In payment transactions in which the parties are the entrepreneur and the consumer, it is the consumer who decides in what form he wants to pay: in cash or non-cash. However, from 1 January 2023, if the transaction value will exceed PLN 20,000 - the consumer has to pay in a non-cash form.
From 1 January 2022, entrepreneurs who are required to record sales with a cash register must allow consumers to pay without using cash, using a payment instrument. The entrepreneur must provide such a possibility in every place where he carries out his activity.
United States Foreign Account Tax Compliance Act (US FATCA)
On 2 April 2014, the US Treasury announced that an intergovernmental agreement (IGA) was ‘in effect’ and, on 7 October 2014, the US Treasury and Poland signed and released the IGA. As of 4 May 2015, the President has signed the bill, which confirmed IGA ratification.
National Fiscal Administration
As of 1 March 2017, the National Fiscal Administration (Krajowa Administracja Skarbowa or KAS) was introduced. The KAS is a specialised government administration engaged primarily with tasks related to obtaining revenues from taxes, duties, fees, and non-tax budget receivables.
The following offices were created as part of the KAS:
- The Head of the National Fiscal Administration (Szef Krajowej Administracji Skarbowej).
- Director of the National Fiscal Information (Dyrektor Krajowej Informacji Skarbowej).
- Directors of chambers of fiscal administration (dyrektorzy izb administracji skarbowej).
- The heads of customs and revenue offices (naczelnicy urzędów celno-skarbowych).
- The heads of tax offices (naczelnicy urzędów skarbowych).
Multilateral Instrument to Modify Bilateral Tax Treaties (MLI)

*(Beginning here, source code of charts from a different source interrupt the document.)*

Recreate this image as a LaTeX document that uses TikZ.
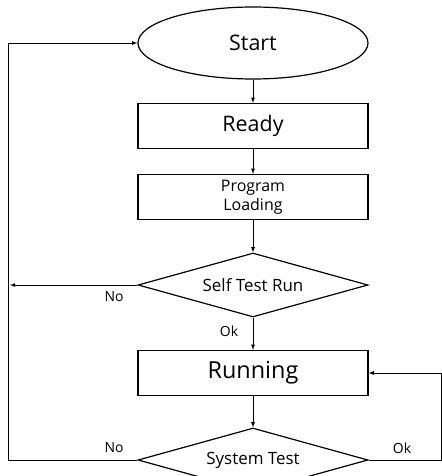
\documentclass[tikz,border=0pt]{standalone}
\usepackage{fontspec}
\setmainfont{Open Sans}
\usetikzlibrary{shapes.geometric}

\begin{document}
\begin{tikzpicture}[x=1bp,y=-1bp]
       \tikzstyle{box} = [rectangle, draw, line width=1.2bp, minimum width=230bp, minimum height=45bp, inner sep=0pt];
       \tikzstyle{oval} = [ellipse, draw, line width=1.2bp, minimum width=230bp, minimum height=72bp, inner sep=0pt];
       \tikzstyle{test} = [diamond, draw, line width=1.2bp, aspect=3.6, minimum width=230bp, minimum height=64bp, inner sep=0pt];
       \tikzstyle{link} = [line width=0.8bp, -latex];
       \tikzstyle{tag} = [font=\fontsize{14}{16}\selectfont];
       \useasboundingbox (0,0) rectangle (442,476);
       \clip (0,0) rectangle (442,476);

       \node[oval, font=\fontsize{21.5}{24}\selectfont](start) at (253,43) {Start};
       \node[box, font=\fontsize{21.5}{24}\selectfont](ready) at (253,126) {Ready};
       \node[box, align=center, font=\fontsize{16}{19}\selectfont](loading) at (253,197) {Program\\Loading};
       \node[test, font=\fontsize{17}{20}\selectfont](selftest) at (253,285) {Self Test Run};
       \node[box, font=\fontsize{23.5}{26}\selectfont](running) at (253,373) {Running};
       \node[test, font=\fontsize{17}{20}\selectfont](systest) at (253,460) {System Test};

       \coordinate(leftrail) at (8,0);
       \coordinate(rightrail) at (441.5,0);

       \draw[link] (start) -- (ready);
       \draw[link] (ready) -- (loading);
       \draw[link] (loading) -- (selftest);
       \draw[link] (selftest) -- (running);
       \draw[link] (running) -- (systest);

       % back to start
       \draw[link] (systest.west) -- (systest.west -| leftrail) |- (start.west);
       \draw[link, shorten >=2bp] (selftest.west) -- (selftest.west -| leftrail);
       % back to running
       \draw[link] (systest.east) -- (systest.east -| rightrail) |- (running.east);

       \node[tag](selfno) at (114,297) {No};
       \node[tag](selfok) at (229,331) {Ok};
       \node[tag](sysno) at (114,448) {No};
       \node[tag](sysok) at (402,448) {Ok};
     \end{tikzpicture}
\end{document}
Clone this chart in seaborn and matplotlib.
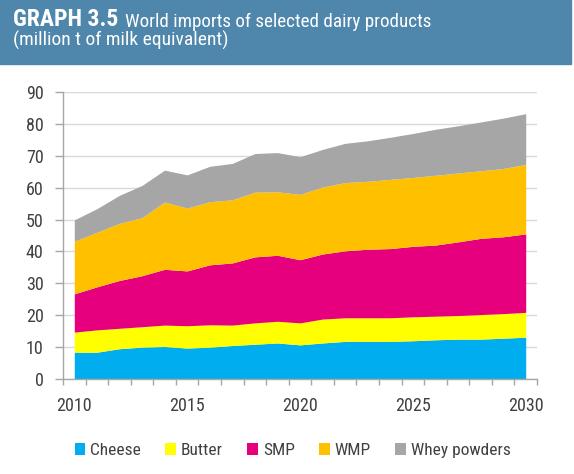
import numpy as np
import matplotlib
matplotlib.use("Agg")
import matplotlib.pyplot as plt
import seaborn as sns
from matplotlib import font_manager

# ---------------- DATA ----------------
years = list(range(2010, 2031))
cheese = [8.4, 8.4, 9.5, 10.0, 10.2, 9.7, 10.0, 10.5, 10.9, 11.3, 10.7,
          11.3, 11.8, 11.8, 11.8, 12.0, 12.3, 12.5, 12.5, 12.8, 13.1]
butter = [6.3, 7.0, 6.4, 6.4, 6.7, 7.0, 7.0, 6.4, 6.7, 6.8, 6.9,
          7.5, 7.4, 7.4, 7.4, 7.5, 7.4, 7.4, 7.7, 7.7, 7.8]
smp = [12.0, 13.5, 15.0, 16.0, 17.5, 17.2, 18.8, 19.5, 20.7, 20.7, 19.8,
       20.4, 21.0, 21.5, 21.7, 22.1, 22.3, 23.1, 23.9, 24.1, 24.6]
wmp = [16.5, 17.1, 17.9, 18.2, 21.1, 19.7, 19.8, 19.8, 20.3, 19.9, 20.5,
       21.0, 21.4, 21.3, 21.7, 21.6, 21.9, 21.6, 21.2, 21.4, 21.8]
whey = [6.7, 7.4, 8.8, 10.1, 10.0, 10.4, 11.1, 11.4, 12.1, 12.3, 11.8,
        11.8, 12.3, 12.7, 13.2, 13.8, 14.4, 14.8, 15.3, 15.8, 15.9]
labels = ["Cheese", "Butter", "SMP", "WMP", "Whey powders"]
colors = ["#00AEEF", "#FFFF00", "#E6007E", "#FFC000", "#A6A6A6"]
year_ticks = [2010, 2015, 2020, 2025, 2030]

# ---------------- THEME ----------------
sns.set_theme(style="white")
installed = {f.name for f in font_manager.fontManager.ttflist}
font = "Roboto"
for cand in ["Liberation Sans Narrow", "Roboto Condensed", "Open Sans Condensed"]:
    if cand in installed:
        font = cand
        break
plt.rcParams["font.family"] = [font, "DejaVu Sans"]

TEXT = "#404040"
AXIS = "#A6A6A6"
BAND = "#4E86AC"

fig = plt.figure(figsize=(5.74, 4.74), dpi=100)

# ---------------- HEADER ----------------
fig.patches.append(plt.Rectangle((0, 1 - 64 / 474), 0.995, 64 / 474,
                                 transform=fig.transFigure, color=BAND, zorder=0))
head = fig.text(13 / 574, 1 - 26 / 474, "GRAPH 3.5", color="white", fontsize=17,
                fontweight="bold", va="baseline")
fig.add_artist(plt.Annotation("World imports of selected dairy products",
                              xy=(1, 0), xycoords=head, xytext=(5, 0),
                              textcoords="offset points", color="white",
                              fontsize=13.8, va="bottom"))
fig.text(13 / 574, 1 - 46 / 474, "(million t of milk equivalent)",
         color="white", fontsize=14, va="baseline")

# ---------------- STACKED AREAS ----------------
ax = fig.add_axes([63 / 574, 1 - 379 / 474, 474 / 574, 287 / 474])
ax.stackplot(years, cheese, butter, smp, wmp, whey, colors=colors,
             labels=labels, linewidth=0, zorder=2)

ax.set_xlim(2009.5, 2030.5)
ax.set_ylim(0, 90)
ax.set_yticks(range(0, 91, 10))
ax.yaxis.grid(True, color="#D9D9D9", linewidth=1, zorder=0)
ax.set_axisbelow(True)

ax.set_xticks(year_ticks)
ax.set_xticks(np.arange(2009.5, 2031, 1), minor=True)
ax.tick_params(axis="x", which="major", length=0, pad=13, labelsize=13,
               labelcolor=TEXT)
ax.tick_params(axis="x", which="minor", length=4, width=1, color=AXIS,
               direction="out", bottom=True)
ax.tick_params(axis="y", length=6, width=1, color=AXIS, direction="out",
               labelsize=13, labelcolor=TEXT, pad=8, left=True)

for side in ["top", "right"]:
    ax.spines[side].set_visible(False)
for side in ["left", "bottom"]:
    ax.spines[side].set_color(AXIS)
    ax.spines[side].set_linewidth(1)

fig.legend(loc="center", bbox_to_anchor=(0.51, 0.05), ncol=5, frameon=False,
           fontsize=12.5, handlelength=0.6, handleheight=0.7, handletextpad=0.3,
           columnspacing=1.4, labelcolor=TEXT)

fig.savefig("out.png", dpi=100)
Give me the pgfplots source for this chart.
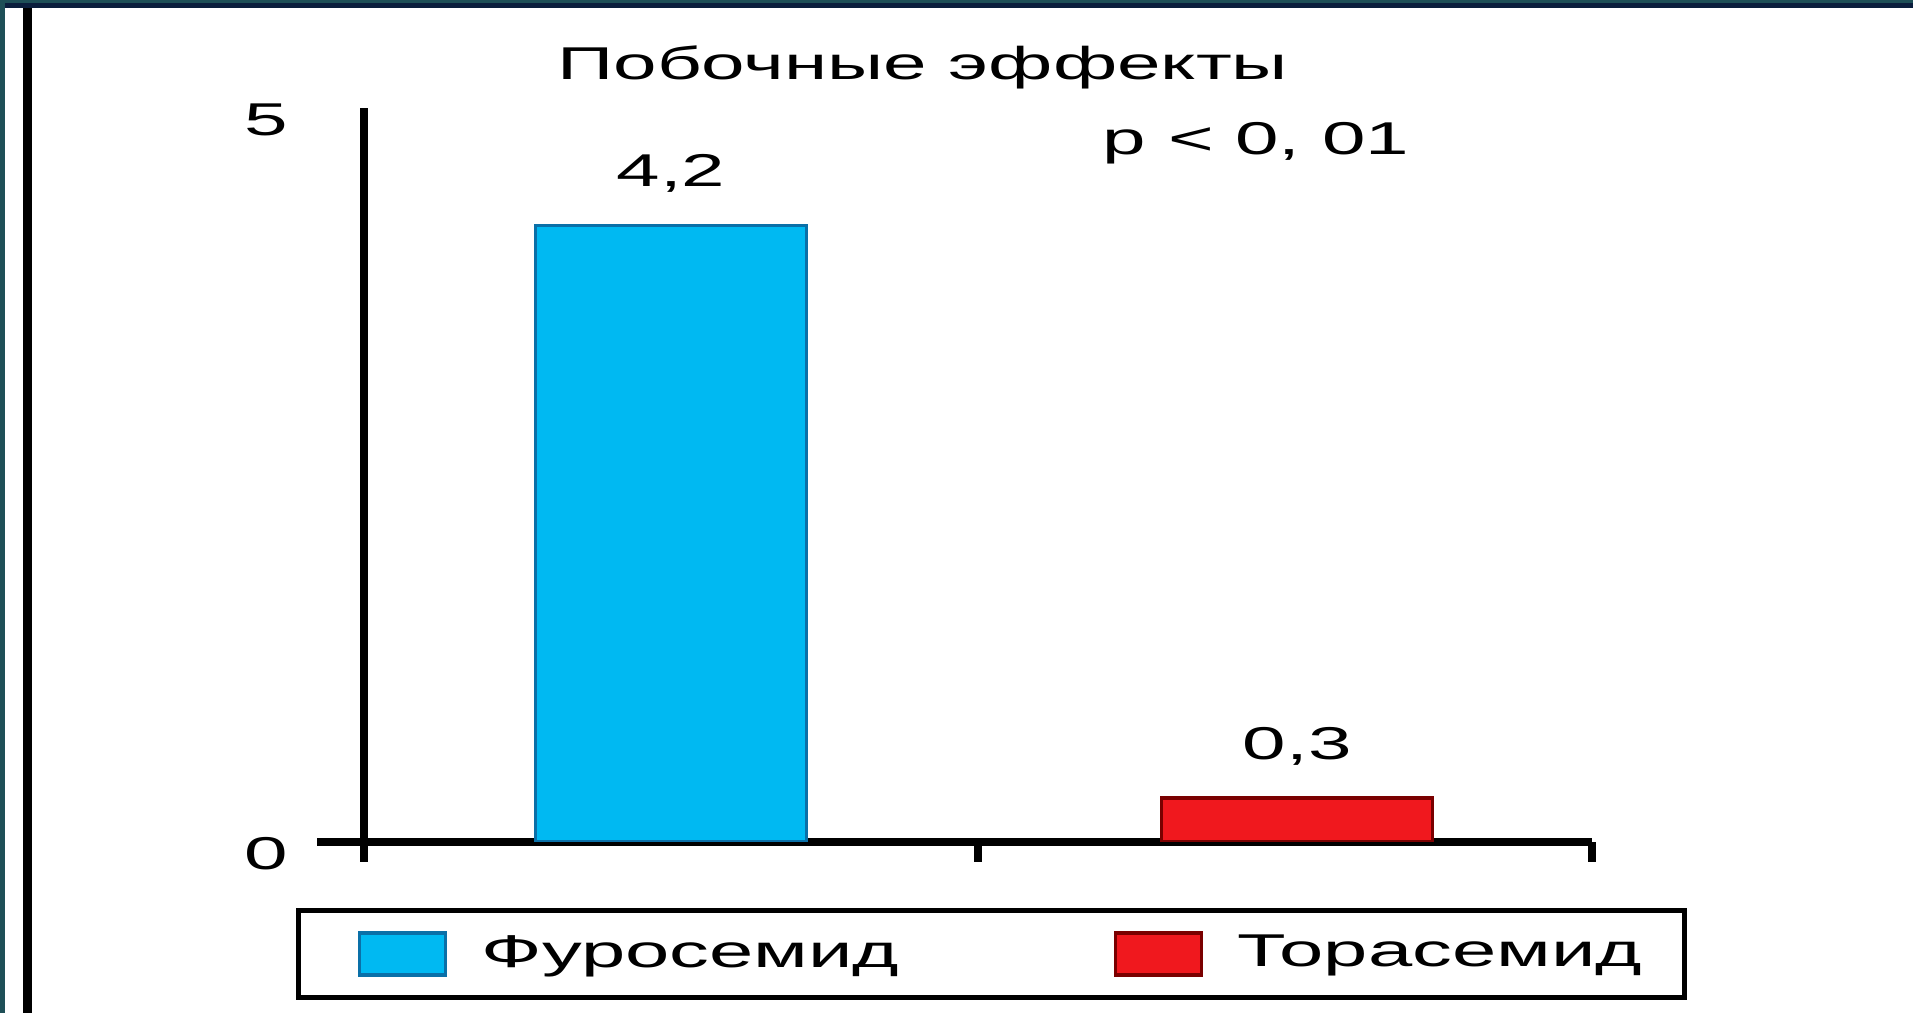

On 14 November 2017, the Act on ratification of the MLI was published in the official Journal of Laws. The MLI globally implements mechanisms created to prevent international profit shifting to locations where they are subject to reduced taxation or non-taxation. Poland was the third country (after Austria and Isle of Man) to ratify the MLI. Poland declared 78 DTTs for the MLI’s purposes. Among declared DTTs, there are, inter alia, DTTs with Austria, Belgium, Canada, Cyprus, Denmark, France, Holland, Ireland, Luxembourg, Malta, Mexico, Norway, Sweden, and the United Kingdom. At the moment of signing the MLI, Poland has declared 77 DTTs in which the method of avoiding double taxation used to this point (i.e. the tax exemption method) may be replaced by the tax credit method.